*BRIEF*
Leave out the pictures, then reproduce the rest of the material exactly.

*SOURCE DATA*

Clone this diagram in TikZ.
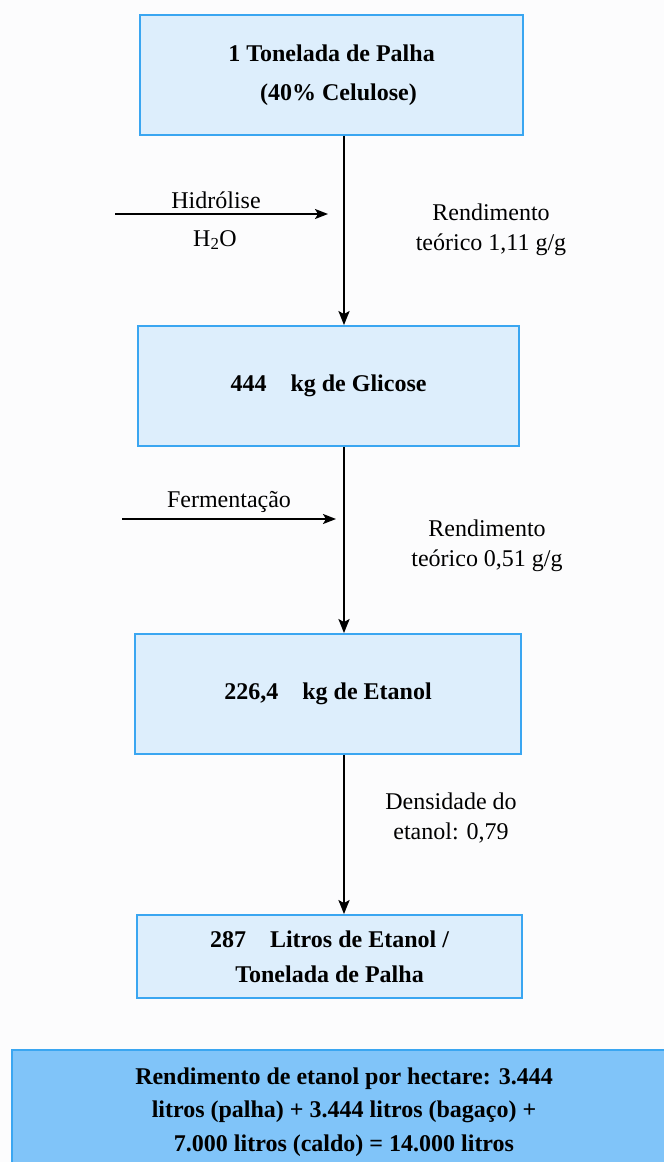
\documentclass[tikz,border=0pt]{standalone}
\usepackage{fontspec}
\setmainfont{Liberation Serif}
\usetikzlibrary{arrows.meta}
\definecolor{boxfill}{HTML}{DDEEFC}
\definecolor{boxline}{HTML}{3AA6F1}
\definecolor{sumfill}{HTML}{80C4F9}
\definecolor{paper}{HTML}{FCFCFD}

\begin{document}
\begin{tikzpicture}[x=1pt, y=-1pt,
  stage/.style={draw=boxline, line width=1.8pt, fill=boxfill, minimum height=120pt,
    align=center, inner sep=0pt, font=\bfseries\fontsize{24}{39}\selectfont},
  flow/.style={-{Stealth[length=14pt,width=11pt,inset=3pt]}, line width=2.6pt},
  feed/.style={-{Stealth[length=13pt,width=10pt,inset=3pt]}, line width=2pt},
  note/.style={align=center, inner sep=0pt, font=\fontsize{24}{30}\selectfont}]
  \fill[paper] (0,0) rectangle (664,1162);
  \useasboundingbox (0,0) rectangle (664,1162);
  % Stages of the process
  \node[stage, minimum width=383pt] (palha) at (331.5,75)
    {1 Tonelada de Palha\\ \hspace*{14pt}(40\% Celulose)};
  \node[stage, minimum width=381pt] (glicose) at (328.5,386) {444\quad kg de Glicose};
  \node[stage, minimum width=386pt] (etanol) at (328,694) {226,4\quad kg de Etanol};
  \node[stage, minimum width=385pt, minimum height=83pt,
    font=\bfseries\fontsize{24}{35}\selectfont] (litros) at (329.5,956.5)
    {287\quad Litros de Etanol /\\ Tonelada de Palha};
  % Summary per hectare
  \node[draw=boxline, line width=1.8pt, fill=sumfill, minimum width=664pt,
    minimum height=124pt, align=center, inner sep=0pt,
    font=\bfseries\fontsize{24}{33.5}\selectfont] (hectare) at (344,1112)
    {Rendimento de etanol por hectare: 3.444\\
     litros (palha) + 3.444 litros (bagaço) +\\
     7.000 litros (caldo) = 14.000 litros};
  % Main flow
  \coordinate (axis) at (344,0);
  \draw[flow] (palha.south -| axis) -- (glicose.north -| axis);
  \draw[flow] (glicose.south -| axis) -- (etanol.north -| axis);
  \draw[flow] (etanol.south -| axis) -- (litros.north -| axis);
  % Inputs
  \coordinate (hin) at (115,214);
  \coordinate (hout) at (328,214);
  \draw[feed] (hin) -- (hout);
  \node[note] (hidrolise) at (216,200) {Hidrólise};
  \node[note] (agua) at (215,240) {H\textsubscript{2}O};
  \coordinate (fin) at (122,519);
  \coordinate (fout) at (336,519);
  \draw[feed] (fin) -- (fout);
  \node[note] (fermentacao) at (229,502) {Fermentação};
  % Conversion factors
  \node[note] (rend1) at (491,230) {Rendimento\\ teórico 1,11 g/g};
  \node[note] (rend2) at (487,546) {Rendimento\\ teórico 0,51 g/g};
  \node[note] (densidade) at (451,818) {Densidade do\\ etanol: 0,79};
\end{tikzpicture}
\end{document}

*TASK SOLUTION*
Clone this diagram in TikZ.
\documentclass[tikz,border=0pt]{standalone}
\usepackage{fontspec}
\setmainfont{Liberation Serif}
\usetikzlibrary{arrows.meta}
\definecolor{boxfill}{HTML}{DDEEFC}
\definecolor{boxline}{HTML}{3AA6F1}
\definecolor{sumfill}{HTML}{80C4F9}
\definecolor{paper}{HTML}{FCFCFD}

\begin{document}
\begin{tikzpicture}[x=1pt, y=-1pt,
  stage/.style={draw=boxline, line width=1.8pt, fill=boxfill, minimum height=120pt,
    align=center, inner sep=0pt, font=\bfseries\fontsize{24}{39}\selectfont},
  flow/.style={-{Stealth[length=14pt,width=11pt,inset=3pt]}, line width=2.6pt},
  feed/.style={-{Stealth[length=13pt,width=10pt,inset=3pt]}, line width=2pt},
  note/.style={align=center, inner sep=0pt, font=\fontsize{24}{30}\selectfont}]
  \fill[paper] (0,0) rectangle (664,1162);
  \useasboundingbox (0,0) rectangle (664,1162);
  % Stages of the process
  \node[stage, minimum width=383pt] (palha) at (331.5,75)
    {1 Tonelada de Palha\\ \hspace*{14pt}(40\% Celulose)};
  \node[stage, minimum width=381pt] (glicose) at (328.5,386) {444\quad kg de Glicose};
  \node[stage, minimum width=386pt] (etanol) at (328,694) {226,4\quad kg de Etanol};
  \node[stage, minimum width=385pt, minimum height=83pt,
    font=\bfseries\fontsize{24}{35}\selectfont] (litros) at (329.5,956.5)
    {287\quad Litros de Etanol /\\ Tonelada de Palha};
  % Summary per hectare
  \node[draw=boxline, line width=1.8pt, fill=sumfill, minimum width=664pt,
    minimum height=124pt, align=center, inner sep=0pt,
    font=\bfseries\fontsize{24}{33.5}\selectfont] (hectare) at (344,1112)
    {Rendimento de etanol por hectare: 3.444\\
     litros (palha) + 3.444 litros (bagaço) +\\
     7.000 litros (caldo) = 14.000 litros};
  % Main flow
  \coordinate (axis) at (344,0);
  \draw[flow] (palha.south -| axis) -- (glicose.north -| axis);
  \draw[flow] (glicose.south -| axis) -- (etanol.north -| axis);
  \draw[flow] (etanol.south -| axis) -- (litros.north -| axis);
  % Inputs
  \coordinate (hin) at (115,214);
  \coordinate (hout) at (328,214);
  \draw[feed] (hin) -- (hout);
  \node[note] (hidrolise) at (216,200) {Hidrólise};
  \node[note] (agua) at (215,240) {H\textsubscript{2}O};
  \coordinate (fin) at (122,519);
  \coordinate (fout) at (336,519);
  \draw[feed] (fin) -- (fout);
  \node[note] (fermentacao) at (229,502) {Fermentação};
  % Conversion factors
  \node[note] (rend1) at (491,230) {Rendimento\\ teórico 1,11 g/g};
  \node[note] (rend2) at (487,546) {Rendimento\\ teórico 0,51 g/g};
  \node[note] (densidade) at (451,818) {Densidade do\\ etanol: 0,79};
\end{tikzpicture}
\end{document}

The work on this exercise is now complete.